EXERCISE INPUT.

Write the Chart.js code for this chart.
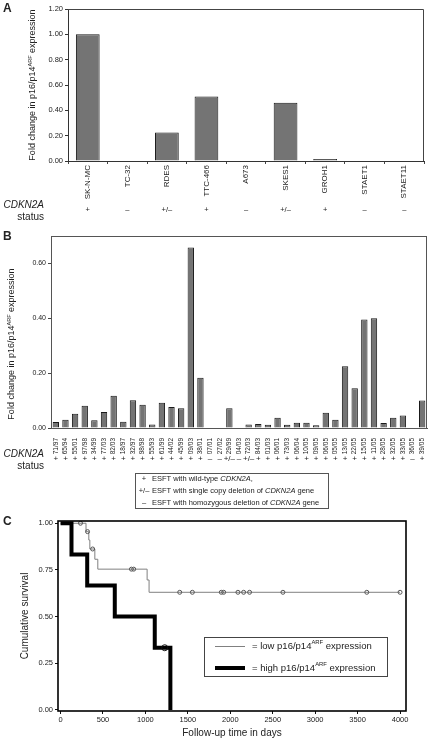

* * *

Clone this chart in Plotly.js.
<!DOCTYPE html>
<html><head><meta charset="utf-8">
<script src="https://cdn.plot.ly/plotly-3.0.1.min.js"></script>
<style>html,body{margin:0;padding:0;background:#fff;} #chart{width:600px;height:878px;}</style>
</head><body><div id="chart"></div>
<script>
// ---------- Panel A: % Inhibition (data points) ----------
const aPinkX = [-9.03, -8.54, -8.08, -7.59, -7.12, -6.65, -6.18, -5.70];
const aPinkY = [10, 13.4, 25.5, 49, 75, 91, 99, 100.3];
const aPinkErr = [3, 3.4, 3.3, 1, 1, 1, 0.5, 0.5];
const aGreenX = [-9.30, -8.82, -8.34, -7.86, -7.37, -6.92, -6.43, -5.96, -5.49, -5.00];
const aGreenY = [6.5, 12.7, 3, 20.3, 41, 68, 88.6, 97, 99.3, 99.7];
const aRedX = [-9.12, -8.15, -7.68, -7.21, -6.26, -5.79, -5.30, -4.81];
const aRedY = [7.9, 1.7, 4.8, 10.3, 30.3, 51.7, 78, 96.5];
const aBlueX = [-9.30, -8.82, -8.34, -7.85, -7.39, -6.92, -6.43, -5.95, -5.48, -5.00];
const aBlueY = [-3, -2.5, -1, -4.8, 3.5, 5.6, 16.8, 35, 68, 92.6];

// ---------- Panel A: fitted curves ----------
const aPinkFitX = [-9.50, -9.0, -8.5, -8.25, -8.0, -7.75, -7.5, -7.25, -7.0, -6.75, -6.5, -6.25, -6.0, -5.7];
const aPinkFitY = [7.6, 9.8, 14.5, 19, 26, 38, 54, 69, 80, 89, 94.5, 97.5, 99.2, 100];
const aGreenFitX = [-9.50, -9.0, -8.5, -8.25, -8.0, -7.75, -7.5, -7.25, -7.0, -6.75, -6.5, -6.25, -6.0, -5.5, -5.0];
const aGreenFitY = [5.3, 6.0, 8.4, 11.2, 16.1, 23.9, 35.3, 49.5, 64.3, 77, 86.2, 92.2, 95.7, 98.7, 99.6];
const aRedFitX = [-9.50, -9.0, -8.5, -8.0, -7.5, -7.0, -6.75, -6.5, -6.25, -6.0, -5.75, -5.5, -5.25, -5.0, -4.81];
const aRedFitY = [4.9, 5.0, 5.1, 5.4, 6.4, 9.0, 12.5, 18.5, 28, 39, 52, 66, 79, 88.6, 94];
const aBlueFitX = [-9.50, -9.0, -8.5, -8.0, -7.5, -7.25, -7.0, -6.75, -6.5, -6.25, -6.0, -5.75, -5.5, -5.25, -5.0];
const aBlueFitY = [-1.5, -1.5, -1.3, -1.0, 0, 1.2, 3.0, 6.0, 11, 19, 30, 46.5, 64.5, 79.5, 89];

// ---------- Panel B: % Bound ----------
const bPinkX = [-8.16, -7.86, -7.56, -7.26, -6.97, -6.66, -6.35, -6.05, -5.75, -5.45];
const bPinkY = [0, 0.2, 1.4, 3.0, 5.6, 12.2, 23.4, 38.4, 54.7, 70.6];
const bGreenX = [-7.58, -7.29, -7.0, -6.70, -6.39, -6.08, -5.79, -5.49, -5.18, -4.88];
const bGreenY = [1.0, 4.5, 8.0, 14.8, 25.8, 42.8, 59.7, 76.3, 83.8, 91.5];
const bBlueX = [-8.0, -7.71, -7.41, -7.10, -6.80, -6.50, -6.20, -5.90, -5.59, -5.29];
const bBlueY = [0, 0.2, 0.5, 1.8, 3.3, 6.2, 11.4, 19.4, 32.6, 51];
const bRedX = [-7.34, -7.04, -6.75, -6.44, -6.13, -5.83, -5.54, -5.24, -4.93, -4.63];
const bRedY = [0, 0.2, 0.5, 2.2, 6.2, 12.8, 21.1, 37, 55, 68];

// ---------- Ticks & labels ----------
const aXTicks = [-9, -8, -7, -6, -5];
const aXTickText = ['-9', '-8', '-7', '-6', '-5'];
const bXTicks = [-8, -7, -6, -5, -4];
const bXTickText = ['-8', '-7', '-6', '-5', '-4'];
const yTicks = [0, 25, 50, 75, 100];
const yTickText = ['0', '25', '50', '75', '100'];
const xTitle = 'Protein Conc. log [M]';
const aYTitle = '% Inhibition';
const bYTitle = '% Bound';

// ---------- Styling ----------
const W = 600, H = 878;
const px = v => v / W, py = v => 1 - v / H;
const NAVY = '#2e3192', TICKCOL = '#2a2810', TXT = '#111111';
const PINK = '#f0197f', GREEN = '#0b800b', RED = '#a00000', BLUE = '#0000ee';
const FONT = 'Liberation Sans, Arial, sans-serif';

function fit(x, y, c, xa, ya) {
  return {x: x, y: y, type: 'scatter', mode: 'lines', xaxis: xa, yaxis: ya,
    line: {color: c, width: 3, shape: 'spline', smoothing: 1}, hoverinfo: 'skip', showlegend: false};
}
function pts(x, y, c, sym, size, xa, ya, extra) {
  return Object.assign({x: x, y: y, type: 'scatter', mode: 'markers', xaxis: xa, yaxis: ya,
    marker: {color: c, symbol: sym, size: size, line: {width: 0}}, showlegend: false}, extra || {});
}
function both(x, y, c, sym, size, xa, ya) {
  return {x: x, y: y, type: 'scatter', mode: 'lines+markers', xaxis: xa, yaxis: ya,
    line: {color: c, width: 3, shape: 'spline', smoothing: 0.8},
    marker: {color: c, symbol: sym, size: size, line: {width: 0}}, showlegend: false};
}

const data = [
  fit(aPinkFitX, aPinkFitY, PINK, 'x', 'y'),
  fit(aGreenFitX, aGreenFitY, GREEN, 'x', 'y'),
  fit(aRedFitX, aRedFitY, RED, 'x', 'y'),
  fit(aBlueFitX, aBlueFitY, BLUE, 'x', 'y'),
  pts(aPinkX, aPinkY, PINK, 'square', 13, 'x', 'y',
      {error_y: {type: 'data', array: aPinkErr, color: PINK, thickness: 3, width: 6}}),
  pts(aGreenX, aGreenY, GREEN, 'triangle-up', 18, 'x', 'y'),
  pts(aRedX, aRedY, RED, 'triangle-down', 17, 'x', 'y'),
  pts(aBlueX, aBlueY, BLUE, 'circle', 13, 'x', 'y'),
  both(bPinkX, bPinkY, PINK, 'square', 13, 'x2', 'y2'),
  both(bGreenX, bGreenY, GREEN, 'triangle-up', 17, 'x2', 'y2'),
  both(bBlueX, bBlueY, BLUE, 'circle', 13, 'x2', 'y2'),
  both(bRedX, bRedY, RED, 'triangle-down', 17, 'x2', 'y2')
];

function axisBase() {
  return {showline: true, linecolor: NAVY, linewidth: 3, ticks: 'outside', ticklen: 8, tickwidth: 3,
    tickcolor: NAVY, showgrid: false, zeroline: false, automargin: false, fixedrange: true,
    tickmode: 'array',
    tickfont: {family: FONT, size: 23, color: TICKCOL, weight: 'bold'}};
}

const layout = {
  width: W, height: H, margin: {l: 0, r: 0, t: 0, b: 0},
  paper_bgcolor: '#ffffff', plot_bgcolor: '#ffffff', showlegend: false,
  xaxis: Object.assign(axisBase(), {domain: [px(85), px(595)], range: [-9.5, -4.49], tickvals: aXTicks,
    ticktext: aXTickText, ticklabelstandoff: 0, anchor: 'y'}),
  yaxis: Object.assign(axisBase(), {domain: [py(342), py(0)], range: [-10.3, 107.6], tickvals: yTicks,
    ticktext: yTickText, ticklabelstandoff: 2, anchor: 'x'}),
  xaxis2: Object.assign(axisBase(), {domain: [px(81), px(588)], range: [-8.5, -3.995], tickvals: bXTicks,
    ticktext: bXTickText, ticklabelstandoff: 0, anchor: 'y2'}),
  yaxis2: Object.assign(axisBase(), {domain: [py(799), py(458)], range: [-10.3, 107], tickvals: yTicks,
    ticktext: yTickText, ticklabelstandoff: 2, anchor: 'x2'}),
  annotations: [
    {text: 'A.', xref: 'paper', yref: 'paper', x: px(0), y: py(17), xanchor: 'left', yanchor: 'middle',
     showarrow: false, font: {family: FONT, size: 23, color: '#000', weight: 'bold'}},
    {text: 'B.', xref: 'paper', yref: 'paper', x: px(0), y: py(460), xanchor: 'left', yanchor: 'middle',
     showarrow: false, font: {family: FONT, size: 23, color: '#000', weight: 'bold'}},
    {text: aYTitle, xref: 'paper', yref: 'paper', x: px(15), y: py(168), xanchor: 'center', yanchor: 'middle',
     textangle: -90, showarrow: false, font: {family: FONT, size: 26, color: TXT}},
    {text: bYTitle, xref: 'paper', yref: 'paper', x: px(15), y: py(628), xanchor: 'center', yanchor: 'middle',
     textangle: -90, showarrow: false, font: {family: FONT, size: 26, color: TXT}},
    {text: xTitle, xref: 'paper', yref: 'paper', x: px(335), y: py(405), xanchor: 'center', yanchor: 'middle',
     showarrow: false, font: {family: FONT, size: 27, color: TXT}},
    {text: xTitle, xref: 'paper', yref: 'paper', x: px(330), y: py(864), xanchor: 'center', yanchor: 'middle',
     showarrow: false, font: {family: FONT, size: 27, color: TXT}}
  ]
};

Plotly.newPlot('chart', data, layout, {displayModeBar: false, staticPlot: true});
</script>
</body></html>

OBJECTIVE.
Identify how many lines in the entries above include the string "this", then state that number alone.

RESULT.
2